Adult anxiety disorders are triggered by a variety of influences with almost half of the adult conditions subsequent to some type of psychiatric illness in youth and adolescence. In fact, the specific illnesses detected in youth are clues as to what kinds of anxiety disorders — there are several — the youth would have as adults.
The results underscore the importance of early diagnosis and prevention of anxiety disorders, and suggest that different anxiety disorders may have different roots.
The NIMH-funded study is published in the February issue of the Archives of General Psychiatry.
Anxiety disorders are among the most common psychiatric illnesses, with 28.81 percent of American adults diagnosed with one or more at some point in life. They include social and other phobias, posttraumatic stress disorder (PTSD), generalized anxiety disorder, panic disorder, and obsessive-compulsive disorder.

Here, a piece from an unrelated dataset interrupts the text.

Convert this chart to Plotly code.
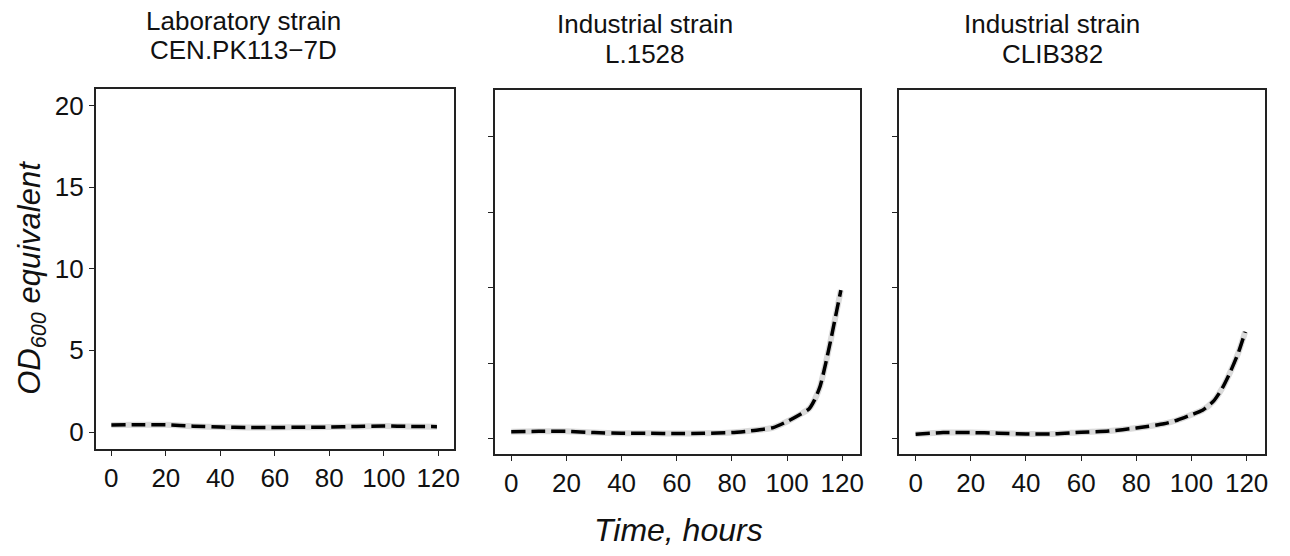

In this study, researchers examined the psychiatric histories, from ages 11 through 32, of 9,632 adults. Of the 232 adults with anxiety disorders, the most common childhood psychiatric illnesses — one-third of them — were anxiety disorders, followed by depression.
The researchers also found links between some disorders diagnosed in adulthood and those diagnosed during youth. Adults with PTSD had histories of extreme defiance and conduct disorders in childhood. Adults with obsessive-compulsive disorders tended to have had delusional beliefs and hallucinations as children. Phobias in adulthood tended to be linked to specific phobias that occurred during childhood.
Considering psychiatric history when diagnosing adult anxiety disorders could benefit diagnosis, prevention, and treatment, the study’s authors write.